Records for the task ::
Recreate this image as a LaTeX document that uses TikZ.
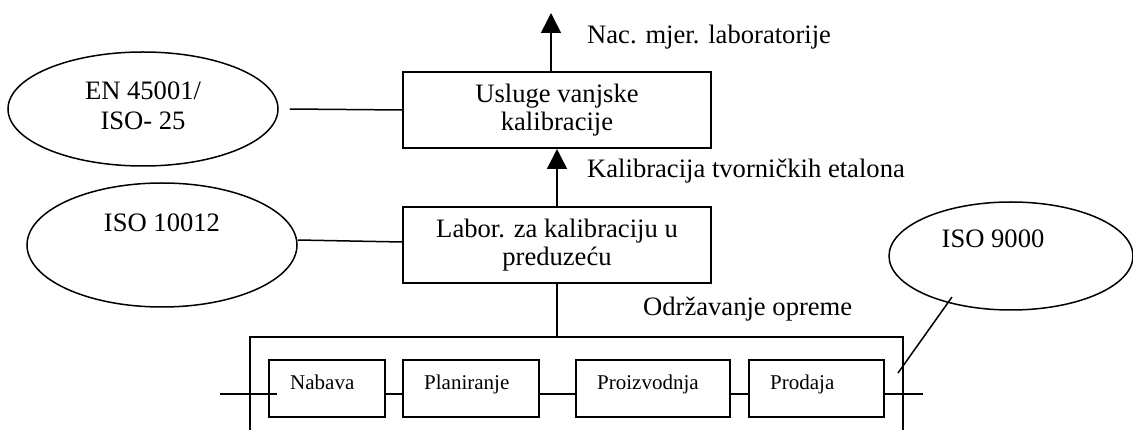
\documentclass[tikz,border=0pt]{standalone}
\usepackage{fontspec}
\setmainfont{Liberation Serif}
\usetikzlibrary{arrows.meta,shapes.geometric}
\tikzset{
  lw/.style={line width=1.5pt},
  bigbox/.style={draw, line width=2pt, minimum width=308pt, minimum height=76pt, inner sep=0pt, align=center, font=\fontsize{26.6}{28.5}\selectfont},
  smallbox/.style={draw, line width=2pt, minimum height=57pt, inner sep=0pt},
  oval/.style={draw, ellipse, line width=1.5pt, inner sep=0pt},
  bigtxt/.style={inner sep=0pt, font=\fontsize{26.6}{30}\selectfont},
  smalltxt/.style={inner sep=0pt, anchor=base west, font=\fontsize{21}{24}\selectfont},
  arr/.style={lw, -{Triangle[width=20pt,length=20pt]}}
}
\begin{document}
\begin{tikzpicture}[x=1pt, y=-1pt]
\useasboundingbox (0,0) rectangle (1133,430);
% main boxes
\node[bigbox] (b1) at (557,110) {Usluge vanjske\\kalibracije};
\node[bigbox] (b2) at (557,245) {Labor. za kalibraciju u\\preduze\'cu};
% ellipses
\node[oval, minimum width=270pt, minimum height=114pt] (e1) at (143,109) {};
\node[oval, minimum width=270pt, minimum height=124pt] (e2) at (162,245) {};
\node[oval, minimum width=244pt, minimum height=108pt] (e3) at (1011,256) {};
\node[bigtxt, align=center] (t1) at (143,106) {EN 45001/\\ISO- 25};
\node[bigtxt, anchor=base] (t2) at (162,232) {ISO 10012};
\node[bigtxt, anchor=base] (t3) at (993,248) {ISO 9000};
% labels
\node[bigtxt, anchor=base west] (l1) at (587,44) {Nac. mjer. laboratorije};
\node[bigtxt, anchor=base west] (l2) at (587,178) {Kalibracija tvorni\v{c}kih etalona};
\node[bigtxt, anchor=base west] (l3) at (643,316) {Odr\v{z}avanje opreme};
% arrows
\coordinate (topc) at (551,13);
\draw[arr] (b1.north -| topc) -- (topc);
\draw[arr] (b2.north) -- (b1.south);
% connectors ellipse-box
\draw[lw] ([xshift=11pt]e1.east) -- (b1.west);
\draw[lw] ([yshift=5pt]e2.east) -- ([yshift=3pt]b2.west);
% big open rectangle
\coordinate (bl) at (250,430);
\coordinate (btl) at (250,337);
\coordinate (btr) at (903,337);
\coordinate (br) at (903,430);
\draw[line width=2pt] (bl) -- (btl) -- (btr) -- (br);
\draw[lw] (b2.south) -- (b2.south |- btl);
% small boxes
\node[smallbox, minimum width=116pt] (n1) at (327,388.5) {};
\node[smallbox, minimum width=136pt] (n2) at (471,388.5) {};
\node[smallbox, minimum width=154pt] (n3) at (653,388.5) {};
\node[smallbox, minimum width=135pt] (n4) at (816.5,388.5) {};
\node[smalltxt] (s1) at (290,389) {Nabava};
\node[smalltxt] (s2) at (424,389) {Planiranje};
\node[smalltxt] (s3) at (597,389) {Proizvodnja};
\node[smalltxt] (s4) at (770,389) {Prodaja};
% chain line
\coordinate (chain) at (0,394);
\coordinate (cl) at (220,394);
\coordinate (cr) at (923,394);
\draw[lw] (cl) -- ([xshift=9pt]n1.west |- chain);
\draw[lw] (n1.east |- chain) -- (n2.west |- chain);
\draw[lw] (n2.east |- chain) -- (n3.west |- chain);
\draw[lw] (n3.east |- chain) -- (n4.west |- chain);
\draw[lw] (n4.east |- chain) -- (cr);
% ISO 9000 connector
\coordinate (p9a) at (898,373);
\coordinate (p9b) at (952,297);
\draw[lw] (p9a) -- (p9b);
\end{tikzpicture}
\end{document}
--
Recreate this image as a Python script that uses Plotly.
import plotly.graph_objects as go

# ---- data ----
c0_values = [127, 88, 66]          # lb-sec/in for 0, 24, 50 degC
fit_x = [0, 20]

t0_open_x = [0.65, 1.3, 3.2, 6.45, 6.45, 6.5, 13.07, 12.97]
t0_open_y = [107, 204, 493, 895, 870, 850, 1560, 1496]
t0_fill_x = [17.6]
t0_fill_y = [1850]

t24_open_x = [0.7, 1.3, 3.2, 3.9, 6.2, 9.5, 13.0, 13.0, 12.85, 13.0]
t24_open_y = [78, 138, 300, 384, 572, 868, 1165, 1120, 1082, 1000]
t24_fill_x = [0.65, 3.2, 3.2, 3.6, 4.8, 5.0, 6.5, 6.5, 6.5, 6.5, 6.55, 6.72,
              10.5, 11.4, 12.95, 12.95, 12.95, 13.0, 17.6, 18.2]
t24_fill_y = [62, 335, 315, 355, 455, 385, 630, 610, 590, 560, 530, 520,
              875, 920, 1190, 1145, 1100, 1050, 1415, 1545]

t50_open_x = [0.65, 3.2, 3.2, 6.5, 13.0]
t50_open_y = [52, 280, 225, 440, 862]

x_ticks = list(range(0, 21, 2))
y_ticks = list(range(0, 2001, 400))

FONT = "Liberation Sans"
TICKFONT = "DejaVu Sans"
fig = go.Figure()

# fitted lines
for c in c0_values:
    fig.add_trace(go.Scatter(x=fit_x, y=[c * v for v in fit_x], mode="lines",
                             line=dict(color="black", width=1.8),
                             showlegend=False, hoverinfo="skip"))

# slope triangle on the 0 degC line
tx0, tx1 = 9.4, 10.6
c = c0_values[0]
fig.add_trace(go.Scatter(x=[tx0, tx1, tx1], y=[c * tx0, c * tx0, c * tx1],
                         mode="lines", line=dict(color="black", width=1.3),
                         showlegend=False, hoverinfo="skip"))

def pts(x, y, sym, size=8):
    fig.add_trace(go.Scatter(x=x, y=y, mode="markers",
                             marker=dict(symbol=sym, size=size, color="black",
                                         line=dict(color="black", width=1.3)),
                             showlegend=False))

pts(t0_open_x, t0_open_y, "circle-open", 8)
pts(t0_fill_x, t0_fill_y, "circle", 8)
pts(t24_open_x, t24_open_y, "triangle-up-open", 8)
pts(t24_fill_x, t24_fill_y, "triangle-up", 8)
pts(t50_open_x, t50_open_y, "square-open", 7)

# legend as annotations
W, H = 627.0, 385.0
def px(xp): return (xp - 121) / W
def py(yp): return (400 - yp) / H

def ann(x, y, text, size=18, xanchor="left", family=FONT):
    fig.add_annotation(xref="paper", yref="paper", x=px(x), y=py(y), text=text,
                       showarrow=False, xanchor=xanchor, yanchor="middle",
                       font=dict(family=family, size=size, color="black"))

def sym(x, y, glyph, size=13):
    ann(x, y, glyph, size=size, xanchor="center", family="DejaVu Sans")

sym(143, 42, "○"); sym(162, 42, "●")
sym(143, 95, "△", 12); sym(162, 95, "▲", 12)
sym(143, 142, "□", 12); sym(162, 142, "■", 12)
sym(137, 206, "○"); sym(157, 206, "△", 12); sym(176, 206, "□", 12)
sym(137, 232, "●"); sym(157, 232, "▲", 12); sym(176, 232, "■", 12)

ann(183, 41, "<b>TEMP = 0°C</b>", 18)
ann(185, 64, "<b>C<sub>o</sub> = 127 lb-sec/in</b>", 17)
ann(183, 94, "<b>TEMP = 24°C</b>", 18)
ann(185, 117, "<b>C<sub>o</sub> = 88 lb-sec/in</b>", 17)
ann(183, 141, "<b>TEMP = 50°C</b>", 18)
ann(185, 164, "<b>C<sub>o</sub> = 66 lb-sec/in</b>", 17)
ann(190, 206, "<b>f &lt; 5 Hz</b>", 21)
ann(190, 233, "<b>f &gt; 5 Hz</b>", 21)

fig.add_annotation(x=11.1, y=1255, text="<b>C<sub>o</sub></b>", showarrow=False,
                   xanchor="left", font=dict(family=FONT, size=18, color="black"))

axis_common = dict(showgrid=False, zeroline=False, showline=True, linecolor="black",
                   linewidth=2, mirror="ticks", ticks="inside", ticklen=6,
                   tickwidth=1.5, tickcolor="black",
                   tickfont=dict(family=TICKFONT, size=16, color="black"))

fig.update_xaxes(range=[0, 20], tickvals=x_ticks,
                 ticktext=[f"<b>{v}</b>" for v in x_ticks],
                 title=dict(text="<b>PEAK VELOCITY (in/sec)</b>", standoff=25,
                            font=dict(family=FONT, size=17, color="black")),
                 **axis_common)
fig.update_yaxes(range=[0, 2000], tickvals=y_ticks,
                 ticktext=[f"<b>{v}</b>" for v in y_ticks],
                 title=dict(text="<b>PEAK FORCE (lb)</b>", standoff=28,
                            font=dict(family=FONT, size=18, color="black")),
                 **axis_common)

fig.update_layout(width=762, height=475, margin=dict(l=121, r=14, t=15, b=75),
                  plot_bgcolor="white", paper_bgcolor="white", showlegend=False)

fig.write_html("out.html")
...
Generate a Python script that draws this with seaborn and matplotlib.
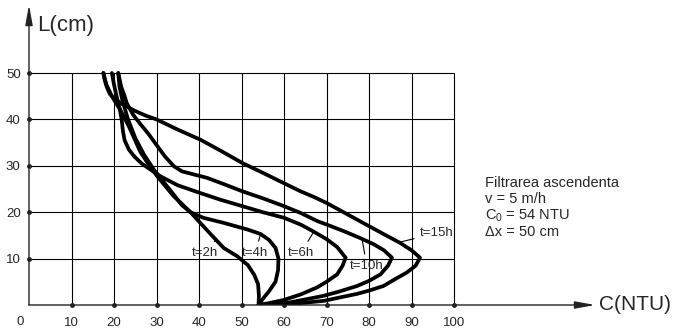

What to do ::
Copy out each line of the listing that holds "Python".

Expected answer ::
Recreate this image as a Python script that uses Plotly.
Generate a Python script that draws this with seaborn and matplotlib.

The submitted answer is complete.